Bid Time Return
- First edition cover
- Author: Richard Matheson
- Language: English
- Genre: Fantasy, time travel
- Publisher: Viking Press
- Publication date: February 24, 1975
- Publication place: United States
- Media type: Print (Hardback)
- Pages: 278 pp
- ISBN: 0-89966-514-4
- OCLC: 33446645

= Bid Time Return =

1975 science fiction novel by Richard Matheson

Bid Time Return is a 1975 romantic fantasy novel by American author Richard Matheson. It concerns a man from the 1970s who travels back in time to court a 19th-century stage actress whose photograph has captivated him. In 1980, it was made into the film Somewhere in Time, the title of which was used for subsequent editions of the book.

Matheson has stated, "Somewhere in Time is the story of a love which transcends time, What Dreams May Come is the story of a love which transcends death.... I feel that they represent the best writing I have done in the novel form."

==Background==
While traveling with his family, Matheson was entranced by the portrait of American actress Maude Adams in Piper's Opera House in Nevada. "It was such a great photograph," Matheson reports, "that creatively I fell in love with her. What if some guy did the same thing and could go back in time?" Then Matheson researched her life and was struck by her reclusiveness. To create the novel, he resided for many weeks at the Hotel del Coronado (where the novel takes place) and dictated his impressions into a tape recorder while experiencing himself in the role of Richard Collier. Matheson based much of the biographical information about the character of Elise McKenna directly on Adams. The book's original title comes from a line in William Shakespeare's Richard II (Act III, Scene 2): "O call back yesterday, bid time return."

==Main characters==
- Richard Collier — protagonist and main narrator, a 36-year-old man from the 1970s who travels back in time to meet the woman of his dreams
- Elise McKenna — a 19th-century stage actress with whom Richard falls in love after seeing her photo in a hotel gallery
- William Fawcett Robinson — Elise's overbearing manager, who distrusts Richard
- Robert Collier — Richard's brother, who decides to publish Richard's manuscripts

==Plot==
Richard Collier is a 36-year-old screenwriter who has been diagnosed with an inoperable brain tumor and has decided, after a coin flip, to spend his last days hanging around Hotel del Coronado. Most of the novel represents a private journal he is continually updating throughout the story.

He becomes obsessed with the photograph of a famous stage actress, Elise McKenna, who performed at the hotel in the 1890s. Through research, he learns that she had an overprotective manager named William Fawcett Robinson, that she never married and that she seemed to have had a brief affair with a mysterious man while staying at this hotel in 1896. The more Richard learns, the more he becomes convinced that it is his destiny to travel back in time and become that mysterious man.

Collier researches ideas of time and comes to believe that he can hypnotize himself out of his present moment and into 1896. After much struggle, he succeeds.
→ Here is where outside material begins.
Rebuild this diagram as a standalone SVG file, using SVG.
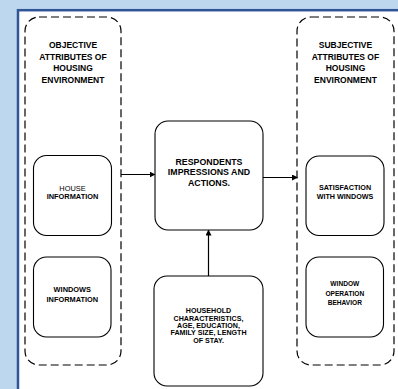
<svg xmlns="http://www.w3.org/2000/svg" width="398" height="389" viewBox="0 0 398 389">
<defs>
<style>
.bg{fill:#BDD7EE}
.panel{fill:#fff;stroke:#2F5597;stroke-width:2.5}
.grp{fill:none;stroke:#000;stroke-width:1.2;stroke-dasharray:8 4}
.node{fill:#fff;stroke:#000;stroke-width:1.1}
text{font-family:"Liberation Sans",Arial,sans-serif;font-weight:bold;text-anchor:middle;fill:#000}
.conn{stroke:#000;stroke-width:1.2;fill:none}
</style>
<marker id="ah" markerWidth="6" markerHeight="6" refX="5" refY="3" orient="auto" markerUnits="userSpaceOnUse">
<path d="M0,0 L6,3 L0,6 Z" fill="#000"/>
</marker>
</defs>
<rect class="bg" x="0" y="0" width="398" height="389"/>
<rect class="panel" x="18" y="10.2" width="390" height="390"/>

<g id="objective">
<rect class="grp" x="25" y="17" width="96" height="348" rx="14"/>
<text font-size="8.5"><tspan x="73" y="48.3">OBJECTIVE</tspan><tspan x="73" y="59.7">ATTRIBUTES OF</tspan><tspan x="73" y="71.2">HOUSING</tspan><tspan x="73" y="82.6">ENVIRONMENT</tspan></text>
</g>
<g id="subjective">
<rect class="grp" x="297" y="17" width="97" height="348" rx="14"/>
<text font-size="8.5"><tspan x="345.5" y="48.3">SUBJECTIVE</tspan><tspan x="345.5" y="59.7">ATTRIBUTES OF</tspan><tspan x="345.5" y="71.2">HOUSING</tspan><tspan x="345.5" y="82.6">ENVIRONMENT</tspan></text>
</g>
<g id="house">
<rect class="node" x="33.5" y="155.5" width="78" height="80" rx="13"/>
<text font-size="7.4"><tspan x="72.5" y="191" font-weight="normal">HOUSE</tspan><tspan x="72.5" y="199.4">INFORMATION</tspan></text>
</g>
<g id="windows">
<rect class="node" x="33.5" y="257" width="77.5" height="80" rx="13"/>
<text font-size="7.4"><tspan x="72.3" y="292">WINDOWS</tspan><tspan x="72.3" y="301.6">INFORMATION</tspan></text>
</g>
<g id="respondents">
<rect class="node" x="155" y="121" width="108" height="109" rx="13"/>
<text font-size="8.8"><tspan x="209" y="164.8">RESPONDENTS</tspan><tspan x="209" y="175.4">IMPRESSIONS AND</tspan><tspan x="209" y="185.9">ACTIONS.</tspan></text>
</g>
<g id="household">
<rect class="node" x="154" y="276" width="109" height="110" rx="13"/>
<text font-size="7.1"><tspan x="208.5" y="313.2">HOUSEHOLD</tspan><tspan x="208.5" y="320.6">CHARACTERISTICS,</tspan><tspan x="208.5" y="328">AGE, EDUCATION,</tspan><tspan x="208.5" y="335.4">FAMILY SIZE, LENGTH</tspan><tspan x="208.5" y="342.8">OF STAY.</tspan></text>
</g>
<g id="satisfaction">
<rect class="node" x="306" y="156" width="78" height="79.5" rx="13"/>
<text font-size="7.2"><tspan x="345" y="189.8">SATISFACTION</tspan><tspan x="345" y="199.2">WITH WINDOWS</tspan></text>
</g>
<g id="operation">
<rect class="node" x="306" y="257" width="77.5" height="80" rx="13"/>
<text font-size="6.6"><tspan x="344.8" y="286.4">WINDOW</tspan><tspan x="344.8" y="295.8">OPERATION</tspan><tspan x="344.8" y="305">BEHAVIOR</tspan></text>
</g>

<g id="connectors">
<line class="conn" x1="121" y1="174.5" x2="154.5" y2="174.5" marker-end="url(#ah)"/>
<line class="conn" x1="263" y1="177.5" x2="297" y2="177.5" marker-end="url(#ah)"/>
<line class="conn" x1="208.5" y1="276" x2="208.5" y2="230.5" marker-end="url(#ah)"/>
</g>
</svg>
At first, he experiences feelings of disorientation and constantly worries that he will be drawn back into the present, but soon these feelings dissipate.
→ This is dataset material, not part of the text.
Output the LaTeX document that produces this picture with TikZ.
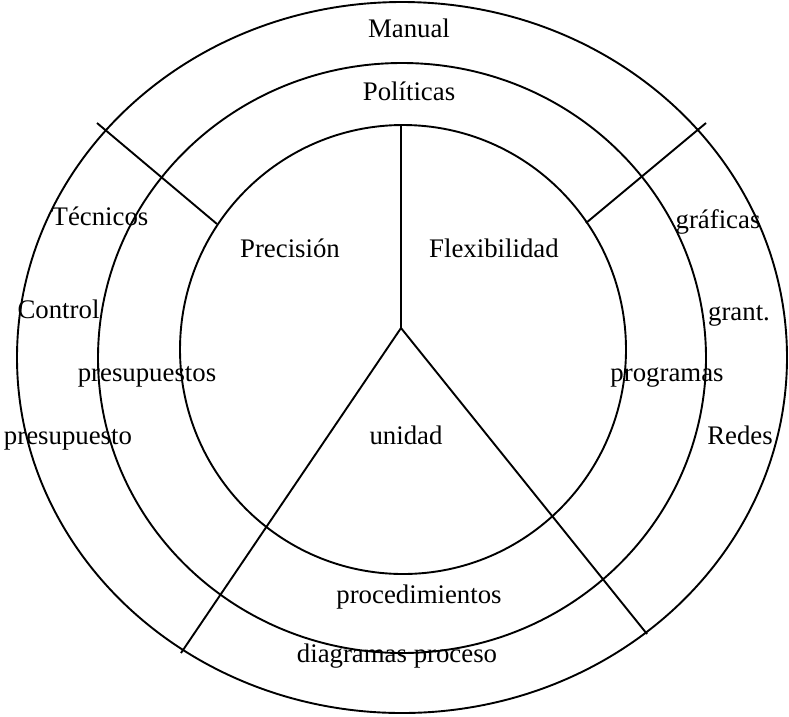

He is unsure what to say to Elise when he finally does meet her, but to his surprise she immediately asks, "Is it you?" (She later explains that two psychics told her she would meet a mysterious man at that exact time and place.) Without telling her where (or, rather, when) he comes from, he pursues a relationship with her, while struggling to adapt himself to the conventions of the time. Inexplicably, his daily headaches are gone, and he believes that his memory of having come from the future will ultimately disappear.

But Robinson, who assumes that Richard is simply after Elise's wealth, hires two men to abduct Richard and leave him in a shed while Elise departs on a train. Richard manages to escape and make his way back to the hotel, where he finds that Elise never left. They go to a hotel room and passionately have sex.

In the middle of the night, Richard leaves the room and bumps into Robinson. After a brief physical struggle, Richard quickly runs back into the room. He casually picks a coin out of his pocket, not realizing until too late that it is a 1971 coin. The sight of it pushes him back into the present.

At the end of the book, we find out that Richard died soon after. A doctor claims that the time-traveling experience occurred only in Richard's mind, the desperate fantasy of a dying man, but Richard's brother, who has chosen to publish the journal, is not completely convinced.

==Awards==
The novel won the 1976 World Fantasy Award for Best Novel.

==See also==
- Jack Finney's 1970 illustrated novel Time and Again has a similar theme and method of time travel.